=== MATERIAL FOR THE TASK ===

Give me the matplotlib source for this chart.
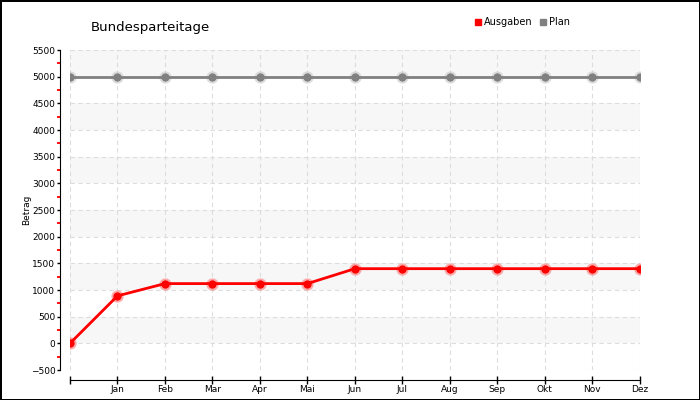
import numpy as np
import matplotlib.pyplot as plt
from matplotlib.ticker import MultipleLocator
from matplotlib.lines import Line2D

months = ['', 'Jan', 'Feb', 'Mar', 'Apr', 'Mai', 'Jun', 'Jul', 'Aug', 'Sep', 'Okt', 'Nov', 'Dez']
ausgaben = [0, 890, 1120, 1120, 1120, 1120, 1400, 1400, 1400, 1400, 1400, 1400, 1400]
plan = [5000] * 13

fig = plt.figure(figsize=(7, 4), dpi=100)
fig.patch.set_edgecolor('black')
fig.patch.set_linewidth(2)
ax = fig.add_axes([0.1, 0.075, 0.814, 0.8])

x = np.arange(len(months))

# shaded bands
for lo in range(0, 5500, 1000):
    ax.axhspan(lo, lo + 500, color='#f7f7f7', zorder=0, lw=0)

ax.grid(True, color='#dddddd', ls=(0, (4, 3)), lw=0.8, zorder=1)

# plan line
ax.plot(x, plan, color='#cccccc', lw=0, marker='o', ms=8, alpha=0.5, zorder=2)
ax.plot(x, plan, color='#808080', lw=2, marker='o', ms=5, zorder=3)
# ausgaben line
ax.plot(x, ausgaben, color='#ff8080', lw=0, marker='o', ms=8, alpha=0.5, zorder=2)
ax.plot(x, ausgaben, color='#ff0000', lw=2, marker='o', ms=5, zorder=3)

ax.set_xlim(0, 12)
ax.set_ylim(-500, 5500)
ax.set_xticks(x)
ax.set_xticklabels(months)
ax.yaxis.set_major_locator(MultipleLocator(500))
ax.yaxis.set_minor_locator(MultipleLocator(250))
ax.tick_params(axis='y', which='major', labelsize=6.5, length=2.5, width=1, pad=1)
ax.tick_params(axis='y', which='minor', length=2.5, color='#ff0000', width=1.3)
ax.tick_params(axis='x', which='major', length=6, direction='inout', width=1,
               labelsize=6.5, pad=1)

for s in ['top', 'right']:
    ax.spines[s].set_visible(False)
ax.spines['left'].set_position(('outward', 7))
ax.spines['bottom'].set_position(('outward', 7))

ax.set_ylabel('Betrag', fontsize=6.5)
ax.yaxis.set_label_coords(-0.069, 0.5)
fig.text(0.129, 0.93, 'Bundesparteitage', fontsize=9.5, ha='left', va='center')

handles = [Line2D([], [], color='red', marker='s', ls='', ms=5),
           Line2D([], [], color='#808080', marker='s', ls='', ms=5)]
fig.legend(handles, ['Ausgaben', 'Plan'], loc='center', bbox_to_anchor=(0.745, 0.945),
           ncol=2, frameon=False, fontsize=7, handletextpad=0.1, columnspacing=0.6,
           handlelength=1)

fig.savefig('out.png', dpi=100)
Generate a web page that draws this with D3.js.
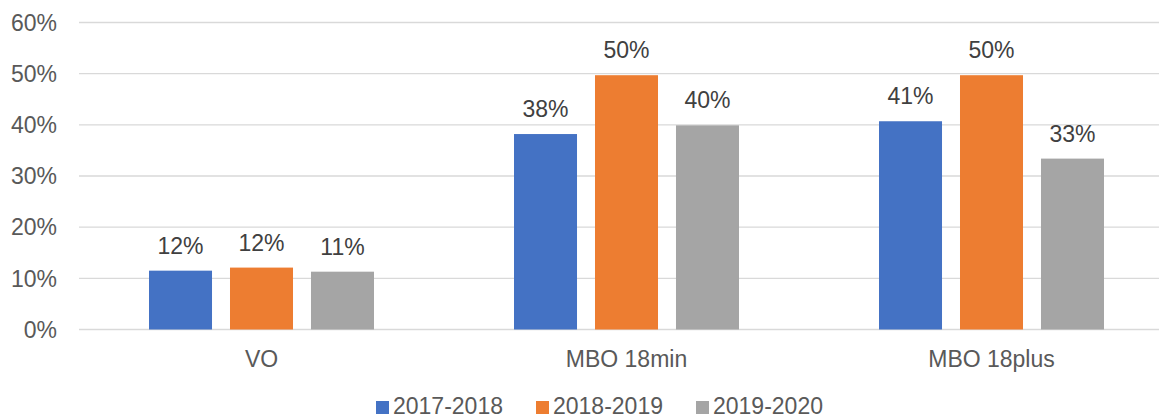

===

Reproduce the full listing above verbatim, with no pictures included.

Give me the matplotlib source for this chart.
import numpy as np
import matplotlib.pyplot as plt
from matplotlib.ticker import MultipleLocator
from matplotlib.lines import Line2D

months = ['', 'Jan', 'Feb', 'Mar', 'Apr', 'Mai', 'Jun', 'Jul', 'Aug', 'Sep', 'Okt', 'Nov', 'Dez']
ausgaben = [0, 890, 1120, 1120, 1120, 1120, 1400, 1400, 1400, 1400, 1400, 1400, 1400]
plan = [5000] * 13

fig = plt.figure(figsize=(7, 4), dpi=100)
fig.patch.set_edgecolor('black')
fig.patch.set_linewidth(2)
ax = fig.add_axes([0.1, 0.075, 0.814, 0.8])

x = np.arange(len(months))

# shaded bands
for lo in range(0, 5500, 1000):
    ax.axhspan(lo, lo + 500, color='#f7f7f7', zorder=0, lw=0)

ax.grid(True, color='#dddddd', ls=(0, (4, 3)), lw=0.8, zorder=1)

# plan line
ax.plot(x, plan, color='#cccccc', lw=0, marker='o', ms=8, alpha=0.5, zorder=2)
ax.plot(x, plan, color='#808080', lw=2, marker='o', ms=5, zorder=3)
# ausgaben line
ax.plot(x, ausgaben, color='#ff8080', lw=0, marker='o', ms=8, alpha=0.5, zorder=2)
ax.plot(x, ausgaben, color='#ff0000', lw=2, marker='o', ms=5, zorder=3)

ax.set_xlim(0, 12)
ax.set_ylim(-500, 5500)
ax.set_xticks(x)
ax.set_xticklabels(months)
ax.yaxis.set_major_locator(MultipleLocator(500))
ax.yaxis.set_minor_locator(MultipleLocator(250))
ax.tick_params(axis='y', which='major', labelsize=6.5, length=2.5, width=1, pad=1)
ax.tick_params(axis='y', which='minor', length=2.5, color='#ff0000', width=1.3)
ax.tick_params(axis='x', which='major', length=6, direction='inout', width=1,
               labelsize=6.5, pad=1)

for s in ['top', 'right']:
    ax.spines[s].set_visible(False)
ax.spines['left'].set_position(('outward', 7))
ax.spines['bottom'].set_position(('outward', 7))

ax.set_ylabel('Betrag', fontsize=6.5)
ax.yaxis.set_label_coords(-0.069, 0.5)
fig.text(0.129, 0.93, 'Bundesparteitage', fontsize=9.5, ha='left', va='center')

handles = [Line2D([], [], color='red', marker='s', ls='', ms=5),
           Line2D([], [], color='#808080', marker='s', ls='', ms=5)]
fig.legend(handles, ['Ausgaben', 'Plan'], loc='center', bbox_to_anchor=(0.745, 0.945),
           ncol=2, frameon=False, fontsize=7, handletextpad=0.1, columnspacing=0.6,
           handlelength=1)

fig.savefig('out.png', dpi=100)
Generate a web page that draws this with D3.js.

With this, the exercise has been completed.